If you thought a child was being negected would you report it?

Michelle - posted on 07/18/2009 ( 21 moms have responded )

336

21

This conversation has been closed to further comments

Join Circle of Moms

Sign up for Circle of Moms and be a part of this community! Membership is just one click away.

Join Circle of Moms

21 Comments

View replies by

Angie - posted on 07/20/2009

318

43

I don't think I would, unless I was 100% sure. I tried disciplining my daughter in a restaraunt...I felt like I couldn't follow through (by flicking or slapping her hand), because every eye in there was on me... But I think it is ridiculous that if your child is acting up in a store... you can't properly discipline (whether it is a spanking or grabbing of the arm or even talking to them). Everyone is there watching them, and I personally think people will call the cops, social services,etc. if they don't agree with your "parenting".

Alison - posted on 07/19/2009

1,161

21

I would say yes if I knew for sure and the child could not be any worse off in care. The reason I would hesitate is because mistakes are made and children who end up in care are sometimes worse off than if they had been left with neglectful parents. I feel sick when the news reports sexual abuse incidents in care that have gone on for decades. It makes me think that I would never want to involve social services in a childs life for feer of making it even worse.

JL - posted on 07/19/2009

3,635

48

Yes..and I have before. I had a neighbor who was never home and left her 3 children under the age of 10 by themselves at home. They hardly ever went to school and they were always knocking on neighbors doors asking to borrow food and drink products because she did not grocery shop for them. After I called CPS on them I found out that far worse things were going on in that household. Neglect is a serious issue and if suspected you should look into what is going..MAYBE the familiy just needs assistance but if it is more than that then call someone quickly. Because neglect has been linked directly toward low performance in education, it results in stunted mental growth, and many children who become violent and drug addicted grew up in neglectful homes.



I used to work with middle schoolers and if we suspected any kind of child neglect or abuse we were obligated to report it to higher ups in the school and then they made the decision after talking to the kids and gathering information on whether to call in the proper authorities. I had a student come into class with a visible bruise and red mark across the side of her face. When I asked what had happened she told me her mother slapped her the day before for back talking. Now I am not against spanking..I will give my children a swat occassionaly, but when it is a day later and a visible mark is still in sight... then this to me crosses the line. I went to the principal and they called the authorities. The mother lost it and said we were infringing upon her rights to discpline her child.

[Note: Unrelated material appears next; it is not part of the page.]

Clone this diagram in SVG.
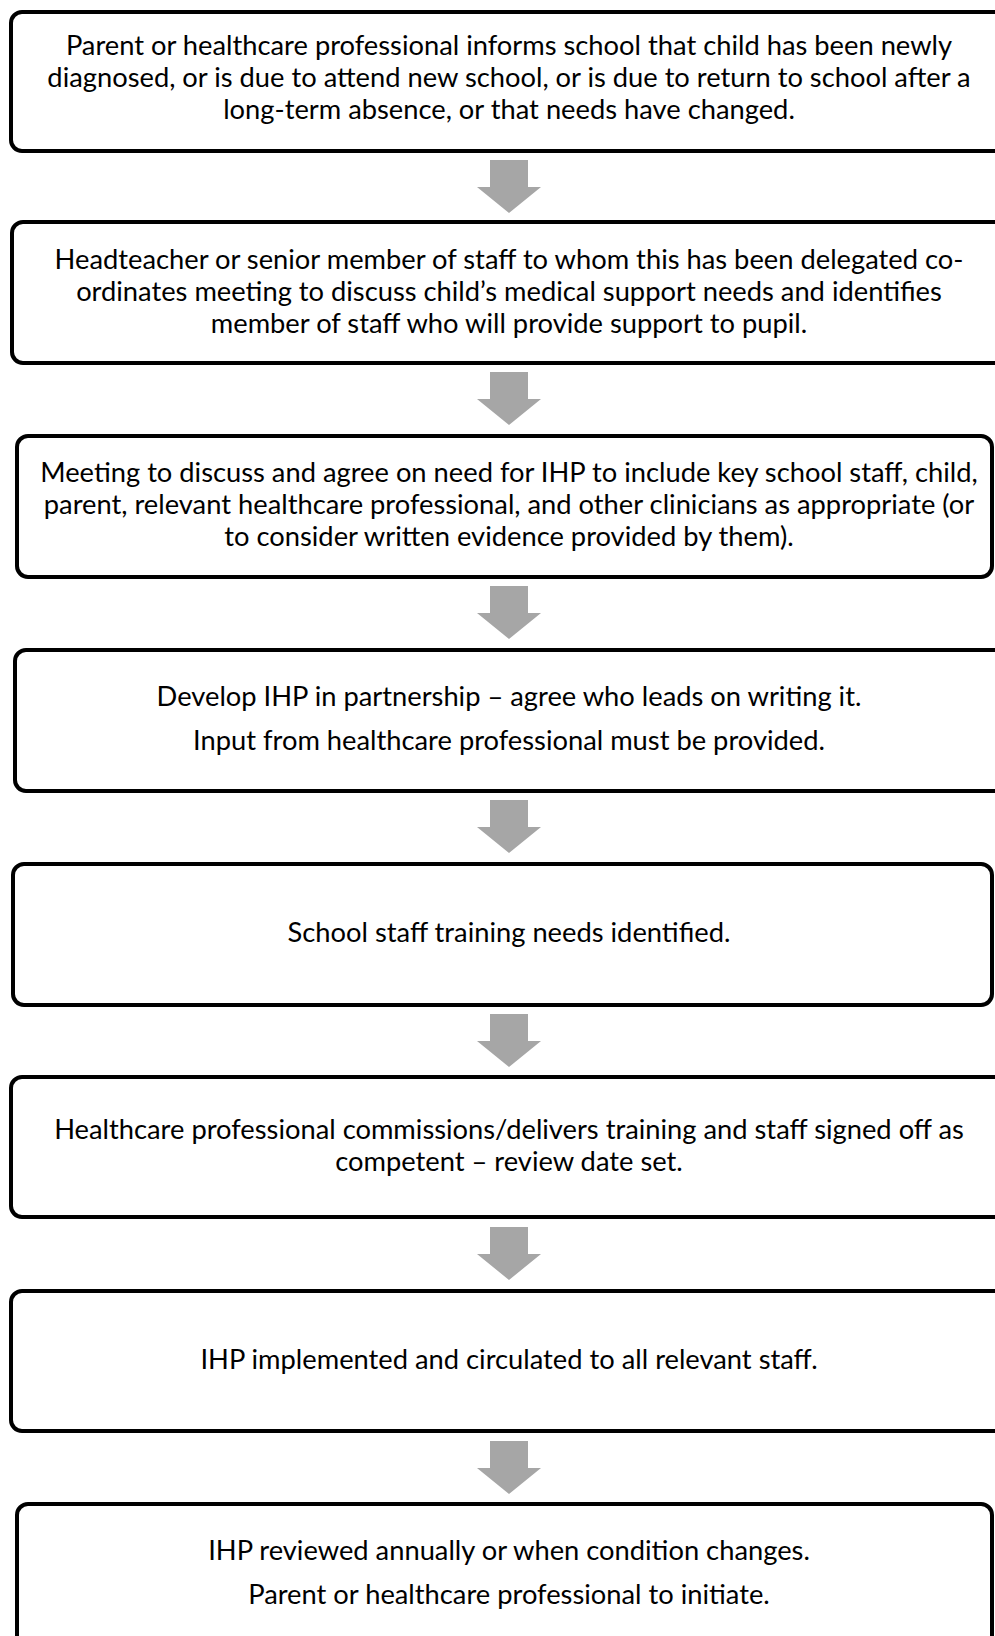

Mel - posted on 07/19/2009

5,539

58

im wondering that myself atm. ive just been told some information, but i guess i cannot report it if i dont know for sure it is true

Alison - posted on 07/19/2009

1,161

21

Only if I was sure. It is possible to jump to conclusions. I also think many decisions made by the authorities are political rather than for the children. Many people will report what they personally think is abusive rather than what is actual abuse. I see things that I don't approve of all the time, but they are not classed as abuse or neglect for reporting purposes.



On that note I would like to vent if you will let me. A woman threatened to report me because I pulled my son out of the road by his clothes because I had no time to do anything else. He had a tantrum and threw himself on the floor in the middle of the road. What was I supposed to do? Perhaps politely reason with him on his level while we both got flattend by a big truck.

Charlie - posted on 07/18/2009

11,203

111

YES !! 100% i would , every child deserves the right to be safe , healthy and loved .

~Jennifer - posted on 07/18/2009

4,164

61

I think that you'd better know for damn sure that you're reporting ABUSE and NEGLECT and not just "I don't agree with their parenting".
...but yes, if I saw and could prove neglect or abuse, I'd be the first person standing there holding the 'parent' by the throat while we waited for the police.

Sean - posted on 07/18/2009

111

2

yes, you are obligated to report any abuse that you suspect.

Joy - posted on 07/18/2009

5,689

70

That's the "gray" area I was talking about. If I saw someone spank their child in public, I personally wouldn't consider it abuse unless it obviously went too far. In that case I would probably intervene personally and call the cops and then try to help the child. Maybe try to calm the parent down and keep them talking until the cops got there and then let them handle it.

Katie - posted on 07/18/2009

273

14

To answer the question, yes I would. Children need a voice sometimes...

but what do you guys constitute as neglect? Where do you draw the line? My neighbors had someone call child services for spanking her kid one day at the park because like most children, her son decided to scream bloody murder.

Abby - posted on 07/18/2009

695

25

yes 100%, i couldnt imagine the guilt if i didnt and something happened!

every child deserves a good start in life!

xx

Jessica - posted on 07/18/2009

345

39

Absolutely! I wouldn't hesitate if I thought there was any posibility of neglect. I think one of the reasons so many children suffer neglect is because there are so many people unwilling to get involved. These children are our future, we need to protect them.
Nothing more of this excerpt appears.